Legenda Pasar Terapung Bandarmasih (1/3)

Legenda Pasar Terapung Bandarmasih (1/3)Internet
Pasar Terampung
A A A

[Catatan ringan perjalanan T. Taufiqulhadi penulis buku Satu Kota Tiga Tuhan]

 Acehtoday.com  -  Ada pangeran belia terbuang yang mengayuh terapung-terapung di atas sampan kecil saban hari di Sungai sekitar Kuin, aliran Sungai Barito. Pangeran berusia 14 tahun ini terbuang karena ulah pamannya, Pangeran Tumenggung, yang merebut tahta Kerajaan Negara Daha. Tumenggung merebut tahta Daha setelah ayah pangeran belia tersebut mangkat.  

Patih Masih, yang artinya patih Melayu, yang tidak puas kepada pengeran Tumenggung, memprakarsa pengangkatan kembali Pangeran Samidri atau Pangeran Samudra ini menjadi raja, bukan di Daha, tapi di Bandar Masih, yang kemudian dikenal kerajaan Banjar. Setelah pengangkatan itu, Kerajaan Banjar pun berkembang pesat dan mengatasi  Daha, kerajaan yang kini kira-kira  terletak di kampung Nagara, Kabupaten Hulu, Sungai Selatan.

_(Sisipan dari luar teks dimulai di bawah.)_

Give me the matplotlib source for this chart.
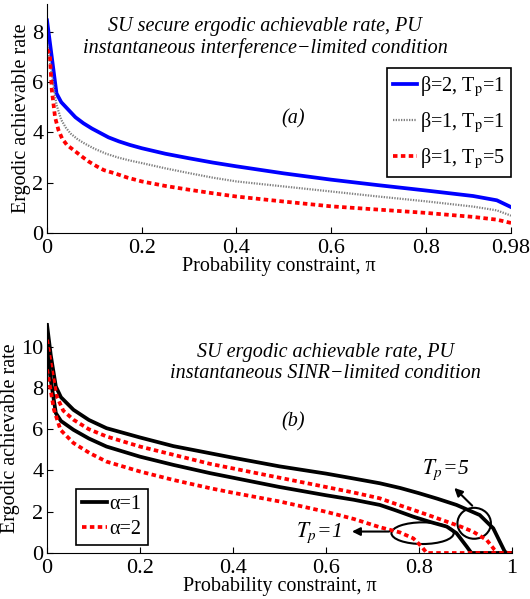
import matplotlib
matplotlib.use("Agg")
import matplotlib.pyplot as plt
from matplotlib.patches import Ellipse
from matplotlib.ticker import FormatStrFormatter

plt.rcParams['font.family'] = ['Liberation Serif', 'DejaVu Serif']
plt.rcParams['mathtext.fontset'] = 'stix'
plt.rcParams['xtick.direction'] = 'in'
plt.rcParams['ytick.direction'] = 'in'

# (a) secure ergodic rate, interference-limited
pi_a = [0.0, 0.02, 0.03, 0.045, 0.06, 0.077, 0.095, 0.113, 0.13, 0.152, 0.175, 0.2, 0.25, 0.3, 0.35,
        0.4, 0.5, 0.6, 0.7, 0.8, 0.9, 0.95, 0.98]
beta2_tp1 = [8.45, 5.55, 5.2, 4.9, 4.6, 4.36, 4.15, 3.97, 3.8, 3.64, 3.5, 3.37, 3.15, 2.97, 2.8,
             2.65, 2.37, 2.12, 1.9, 1.69, 1.47, 1.3, 1.03]

pi_g = [0.0, 0.01, 0.02, 0.03, 0.04, 0.05, 0.065, 0.08, 0.1, 0.125, 0.15, 0.175, 0.2, 0.25, 0.3,
        0.35, 0.4, 0.5, 0.6, 0.7, 0.8, 0.9, 0.95, 0.98]
beta1_tp1 = [7.6, 6.3, 5.1, 4.5, 4.18, 3.95, 3.72, 3.55, 3.35, 3.15, 3.0, 2.88, 2.78, 2.57, 2.38,
             2.2, 2.05, 1.85, 1.65, 1.45, 1.26, 1.05, 0.9, 0.69]

pi_r = [0.0, 0.006, 0.01, 0.017, 0.024, 0.032, 0.042, 0.06, 0.075, 0.088, 0.105, 0.12, 0.145,
        0.17, 0.2, 0.25, 0.3, 0.35, 0.4, 0.5, 0.6, 0.7, 0.8, 0.9, 0.95, 0.98]
beta1_tp5 = [7.3, 7.1, 5.7, 4.6, 4.1, 3.75, 3.5, 3.24, 3.02, 2.84, 2.65, 2.5, 2.36,
             2.2, 2.05, 1.87, 1.72, 1.58, 1.45, 1.25, 1.06, 0.93, 0.8, 0.64, 0.53, 0.4]

# (b) ergodic rate, SINR-limited
pi_b1 = [0.0, 0.008, 0.019, 0.03, 0.057, 0.09, 0.128, 0.2, 0.272, 0.343, 0.4, 0.5, 0.6, 0.65,
         0.716, 0.76, 0.8, 0.84, 0.881, 0.931, 0.96, 0.985, 0.99, 1.0]
a1_tp5 = [11.07, 9.6, 8.07, 7.55, 6.94, 6.45, 6.05, 5.6, 5.18, 4.87, 4.62, 4.2, 3.85, 3.65,
          3.38, 3.15, 2.9, 2.63, 2.33, 1.84, 1.2, 0.06, 0.0, 0.0]

pi_b2 = [0.0, 0.01, 0.021, 0.035, 0.057, 0.09, 0.128, 0.2, 0.272, 0.351, 0.4, 0.5, 0.6, 0.66,
         0.716, 0.75, 0.788, 0.825, 0.86, 0.89, 0.917, 0.946, 0.963, 0.97, 1.0]
a2_tp5 = [10.34, 8.9, 7.59, 6.9, 6.46, 6.0, 5.65, 5.16, 4.76, 4.32, 4.1, 3.65, 3.2, 2.93,
          2.65, 2.38, 2.09, 1.8, 1.52, 1.28, 1.03, 0.63, 0.15, 0.0, 0.0]

pi_b3 = [0.0, 0.008, 0.019, 0.03, 0.057, 0.09, 0.128, 0.2, 0.272, 0.351, 0.4, 0.5, 0.6, 0.66,
         0.716, 0.75, 0.788, 0.825, 0.86, 0.881, 0.903, 0.913, 1.0]
a1_tp1 = [9.85, 8.4, 6.78, 6.4, 5.97, 5.55, 5.16, 4.67, 4.27, 3.87, 3.65, 3.2, 2.8, 2.58,
          2.33, 2.07, 1.76, 1.5, 1.28, 0.96, 0.31, 0.0, 0.0]

pi_b4 = [0.0, 0.007, 0.015, 0.029, 0.057, 0.092, 0.128, 0.2, 0.272, 0.351, 0.4, 0.5, 0.6, 0.66,
         0.716, 0.759, 0.788, 0.806, 0.817, 1.0]
a2_tp1 = [8.9, 8.0, 6.94, 5.97, 5.33, 4.84, 4.43, 3.95, 3.54, 3.14, 2.92, 2.5, 2.0, 1.65,
          1.25, 1.0, 0.71, 0.31, 0.0, 0.0]

xt_a = [0, 0.2, 0.4, 0.6, 0.8, 0.98]
xt_b = [0, 0.2, 0.4, 0.6, 0.8, 1]

red_dash = (1.2, 0.9)

fig = plt.figure(figsize=(5.3, 5.99), dpi=100)

# ---- top panel
ax1 = fig.add_axes([0.0887, 0.611, 0.8755, 0.3823])
ax1.plot(pi_a, beta2_tp1, color='blue', lw=2.7, label='β=2, T$_{\\rm p}$=1')
ax1.plot(pi_g, beta1_tp1, color='0.5', lw=1.6, ls=(0, (0.6, 0.6)), label='β=1, T$_{\\rm p}$=1')
ax1.plot(pi_r, beta1_tp5, color='red', lw=2.7, ls=(0, red_dash), label='β=1, T$_{\\rm p}$=5')
ax1.set_xlim(0, 0.98)
ax1.set_ylim(0, 9.1)
ax1.set_xticks(xt_a)
ax1.set_yticks([0, 2, 4, 6, 8])
ax1.xaxis.set_major_formatter(FormatStrFormatter('%g'))
ax1.set_xlabel('Probability constraint, π', fontsize=14.5, labelpad=-1)
ax1.set_ylabel('Ergodic achievable rate', fontsize=14.5, labelpad=1)
ax1.text(0.47, 0.945, 'SU secure ergodic achievable rate, PU\ninstantaneous interference−limited condition',
         transform=ax1.transAxes, ha='center', va='top', style='italic', fontsize=14.5, linespacing=1.2)
ax1.text(0.53, 0.5, '(a)', transform=ax1.transAxes, ha='center', va='center', style='italic', fontsize=14.5)
leg = ax1.legend(loc='upper right', bbox_to_anchor=(1.0, 0.72), fontsize=14.5, handlelength=1.2,
                 handletextpad=0.15, borderpad=0.3, labelspacing=0.55, fancybox=False, framealpha=1,
                 borderaxespad=0)
leg.get_frame().set_edgecolor('black')
leg.get_frame().set_linewidth(1.2)

# ---- bottom panel
ax2 = fig.add_axes([0.0887, 0.0768, 0.877, 0.384])
ax2.plot(pi_b1, a1_tp5, color='black', lw=2.7, label='α=1')
ax2.plot(pi_b2, a2_tp5, color='red', lw=2.7, ls=(0, red_dash), label='α=2')
ax2.plot(pi_b3, a1_tp1, color='black', lw=2.7)
ax2.plot(pi_b4, a2_tp1, color='red', lw=2.7, ls=(0, red_dash))
ax2.set_xlim(0, 1)
ax2.set_ylim(0, 11.15)
ax2.set_xticks(xt_b)
ax2.set_yticks([0, 2, 4, 6, 8, 10])
ax2.xaxis.set_major_formatter(FormatStrFormatter('%g'))
ax2.set_xlabel('Probability constraint, π', fontsize=14.5, labelpad=-1)
ax2.set_ylabel('Ergodic achievable rate', fontsize=14.5, labelpad=1)
ax2.text(0.6, 0.915, 'SU ergodic achievable rate, PU\ninstantaneous SINR−limited condition',
         transform=ax2.transAxes, ha='center', va='top', style='italic', fontsize=14.5, linespacing=1.2)
ax2.text(0.53, 0.57, '(b)', transform=ax2.transAxes, ha='center', va='center', style='italic', fontsize=14.5)
leg2 = ax2.legend(loc='lower left', bbox_to_anchor=(0.063, 0.035), fontsize=14.5, handlelength=1.2,
                  handletextpad=0.15, borderpad=0.3, labelspacing=0.3, fancybox=False, framealpha=1,
                  borderaxespad=0)
leg2.get_frame().set_edgecolor('black')
leg2.get_frame().set_linewidth(1.2)

ax2.add_patch(Ellipse((0.808, 0.96), 0.134, 1.05, fill=False, lw=1.5, color='black'))
ax2.add_patch(Ellipse((0.919, 1.44), 0.072, 1.5, fill=False, lw=1.5, color='black'))
ax2.annotate('', xy=(0.65, 1.04), xytext=(0.742, 1.04),
             arrowprops=dict(arrowstyle='-|>', color='black', lw=1.5, mutation_scale=12))
ax2.annotate('', xy=(0.872, 3.25), xytext=(0.919, 2.2),
             arrowprops=dict(arrowstyle='-|>', color='black', lw=1.5, mutation_scale=12))
ax2.text(0.535, 1.0, r'$\mathit{T_p}$=1', ha='left', va='center', style='italic', fontsize=15.5)
ax2.text(0.807, 4.05, r'$\mathit{T_p}$=5', ha='left', va='center', style='italic', fontsize=15.5)

for ax in (ax1, ax2):
    ax.spines['top'].set_visible(False)
    ax.spines['right'].set_visible(False)
    ax.tick_params(labelsize=16, length=4)
    ax.tick_params(axis='x', pad=4.5)
    ax.tick_params(axis='y', pad=2.5)

fig.savefig('out.png', dpi=100)
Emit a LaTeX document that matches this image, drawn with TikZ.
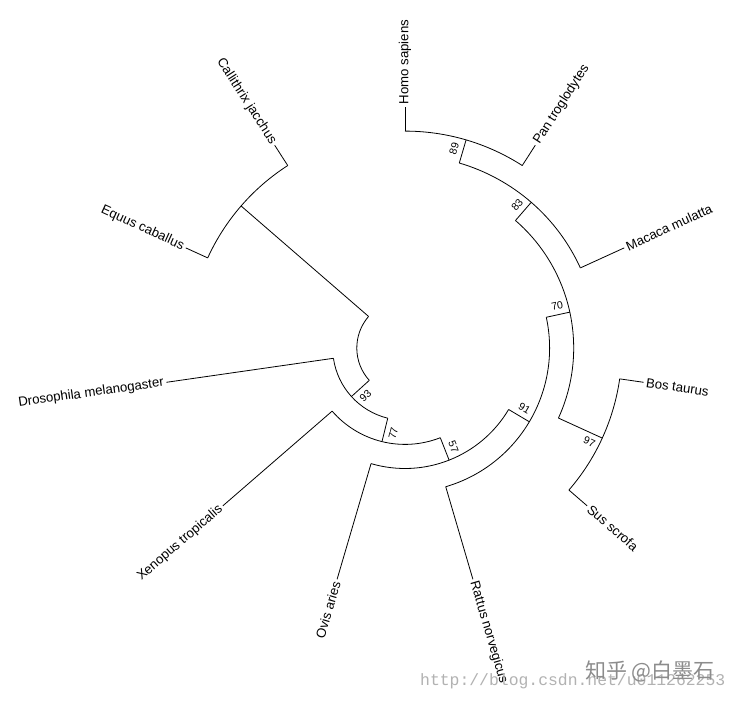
\documentclass[tikz,border=0pt]{standalone}
\usepackage{fontspec}
\setmainfont{Liberation Sans}
\newfontfamily\wmmono{Liberation Mono}
\newfontfamily\wmcjk{Noto Sans CJK SC}
\begin{document}
\begin{tikzpicture}[x=1pt,y=1pt,
  branch/.style={line width=0.8pt, black},
  tiplab/.style={font=\fontsize{13.2}{15}\selectfont, inner sep=2.5pt},
  bootlab/.style={font=\fontsize{10.5}{12}\selectfont, inner sep=0pt}]
\useasboundingbox (-405,-356) rectangle (335,348);
\fill[white] (-405,-356) rectangle (335,348);
% tips
\coordinate (tHomo) at (90:241);        \coordinate (bHomo) at (90:216.9);
\coordinate (tPan)  at (57.2727:241);   \coordinate (bPan)  at (57.2727:216.9);
\coordinate (tMac)  at (24.5455:241);   \coordinate (bMac)  at (24.5455:192.8);
\coordinate (tBos)  at (-8.1818:241);   \coordinate (bBos)  at (-8.1818:216.9);
\coordinate (tSus)  at (-40.9091:241);  \coordinate (bSus)  at (-40.9091:216.9);
\coordinate (tRat)  at (-73.6364:241);  \coordinate (bRat)  at (-73.6364:144.6);
\coordinate (tOvi)  at (-106.3636:241); \coordinate (bOvi)  at (-106.3636:120.5);
\coordinate (tXen)  at (-139.0909:241); \coordinate (bXen)  at (-139.0909:96.4);
\coordinate (tDro)  at (-171.8182:241); \coordinate (bDro)  at (-171.8182:72.3);
\coordinate (tEqu)  at (155.4545:241);  \coordinate (bEqu)  at (155.4545:216.9);
\coordinate (tCal)  at (122.7273:241);  \coordinate (bCal)  at (122.7273:216.9);
% internal nodes
\coordinate (n89) at (73.6364:216.9);   \coordinate (b89) at (73.6364:192.8);
\coordinate (n83) at (49.0909:192.8);   \coordinate (b83) at (49.0909:168.7);
\coordinate (n97) at (-24.5455:216.9);  \coordinate (b97) at (-24.5455:168.7);
\coordinate (n70) at (12.2727:168.7);   \coordinate (b70) at (12.2727:144.6);
\coordinate (n91) at (-30.6818:144.6);  \coordinate (b91) at (-30.6818:120.5);
\coordinate (n57) at (-68.5227:120.5);  \coordinate (b57) at (-68.5227:96.4);
\coordinate (n77) at (-103.8068:96.4);  \coordinate (b77) at (-103.8068:72.3);
\coordinate (n93) at (-137.8125:72.3);  \coordinate (b93) at (-137.8125:48.2);
\coordinate (nEC) at (139.0909:216.9);  \coordinate (bEC) at (139.0909:48.2);
% arcs
\draw[branch] (bPan) arc[start angle=57.2727, end angle=90, radius=216.9];
\draw[branch] (bMac) arc[start angle=24.5455, end angle=73.6364, radius=192.8];
\draw[branch] (bSus) arc[start angle=-40.9091, end angle=-8.1818, radius=216.9];
\draw[branch] (b97) arc[start angle=-24.5455, end angle=49.0909, radius=168.7];
\draw[branch] (bRat) arc[start angle=-73.6364, end angle=12.2727, radius=144.6];
\draw[branch] (bOvi) arc[start angle=-106.3636, end angle=-30.6818, radius=120.5];
\draw[branch] (bXen) arc[start angle=-139.0909, end angle=-68.5227, radius=96.4];
\draw[branch] (bDro) arc[start angle=-171.8182, end angle=-103.8068, radius=72.3];
\draw[branch] (bEC) arc[start angle=139.0909, end angle=222.1875, radius=48.2];
\draw[branch] (bCal) arc[start angle=122.7273, end angle=155.4545, radius=216.9];
% radial branches
\foreach \t in {Homo,Pan,Mac,Bos,Sus,Rat,Ovi,Xen,Dro,Equ,Cal}{\draw[branch] (b\t) -- (t\t);}
\foreach \t in {89,83,97,70,91,57,77,93,EC}{\draw[branch] (b\t) -- (n\t);}
% tip labels
\node[tiplab, anchor=west, rotate=90] (lHomo) at (tHomo) {Homo sapiens};
\node[tiplab, anchor=west, rotate=57.2727] (lPan) at (tPan) {Pan troglodytes};
\node[tiplab, anchor=west, rotate=24.5455] (lMac) at (tMac) {Macaca mulatta};
\node[tiplab, anchor=west, rotate=-8.1818] (lBos) at (tBos) {Bos taurus};
\node[tiplab, anchor=west, rotate=-40.9091] (lSus) at (tSus) {Sus scrofa};
\node[tiplab, anchor=west, rotate=-73.6364] (lRat) at (tRat) {Rattus norvegicus};
\node[tiplab, anchor=east, rotate=73.6364] (lOvi) at (tOvi) {Ovis aries};
\node[tiplab, anchor=east, rotate=40.9091] (lXen) at (tXen) {Xenopus tropicalis};
\node[tiplab, anchor=east, rotate=8.1818] (lDro) at (tDro) {Drosophila melanogaster};
\node[tiplab, anchor=east, rotate=-24.5455] (lEqu) at (tEqu) {Equus caballus};
\node[tiplab, anchor=east, rotate=-57.2727] (lCal) at (tCal) {Callithrix jacchus};
% bootstrap labels
\node[bootlab, rotate=73.6364] (s89) at (76.15:205) {89};
\node[bootlab, rotate=49.0909] (s83) at (51.92:182) {83};
\node[bootlab, rotate=12.2727] (s70) at (15.53:158) {70};
\node[bootlab, rotate=-30.6818] (s91) at (-26.83:134) {91};
\node[bootlab, rotate=-68.5227] (s57) at (-63.83:110) {57};
\node[bootlab, rotate=76.1932] (s77) at (-97.81:86) {77};
\node[bootlab, rotate=42.1875] (s93) at (-129.49:62) {93};
\node[bootlab, rotate=-24.5455] (s97) at (-27.04:207) {97};
% watermarks
\node[anchor=west, inner sep=0pt, text=black!30, font=\wmmono\fontsize{16.4}{18}\selectfont] (wm1) at (15,-333.5) {http://blog.csdn.net/u011262253};
\node[anchor=west, inner sep=0pt, text=black!45, font=\wmcjk\fontsize{21}{24}\selectfont] (wm2) at (180,-323) {知乎 @白墨石};
\end{tikzpicture}
\end{document}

Pengeran Tumenggung yang tidak tahu bahwa raja baru di kerajaan baru itu adalah keponakannya, menjadi panas hatinya. Maka ia memerintahkan untuk melancarkan perang terhadap  kerajaan  Melayu tersebut. Perang pun meletus dengan hebat. Pertempuarannya berlangsung kebanyakan di atas sungai dan sepanjang Sungai Martapura.

Lama-kelamaan Kerajaan Banjar mulai terdesak. Menyadari situasi ini, raja  Banjar, Pangeran Samudra  meminta bantuan kepada Kerajaan Mataram Islam  di Jawa. Singkat kata, setelah disetujui sejumlah kesepakatan, di antaranya Pangeran Samudra bersedia masuk Islam,  Mataram pun  mengirim bantuannya untuk membantu Kerajaan Banjar. Konon,   Karena bantuan Mataram, pertempuran menjadi berubah:  Daha terdesak.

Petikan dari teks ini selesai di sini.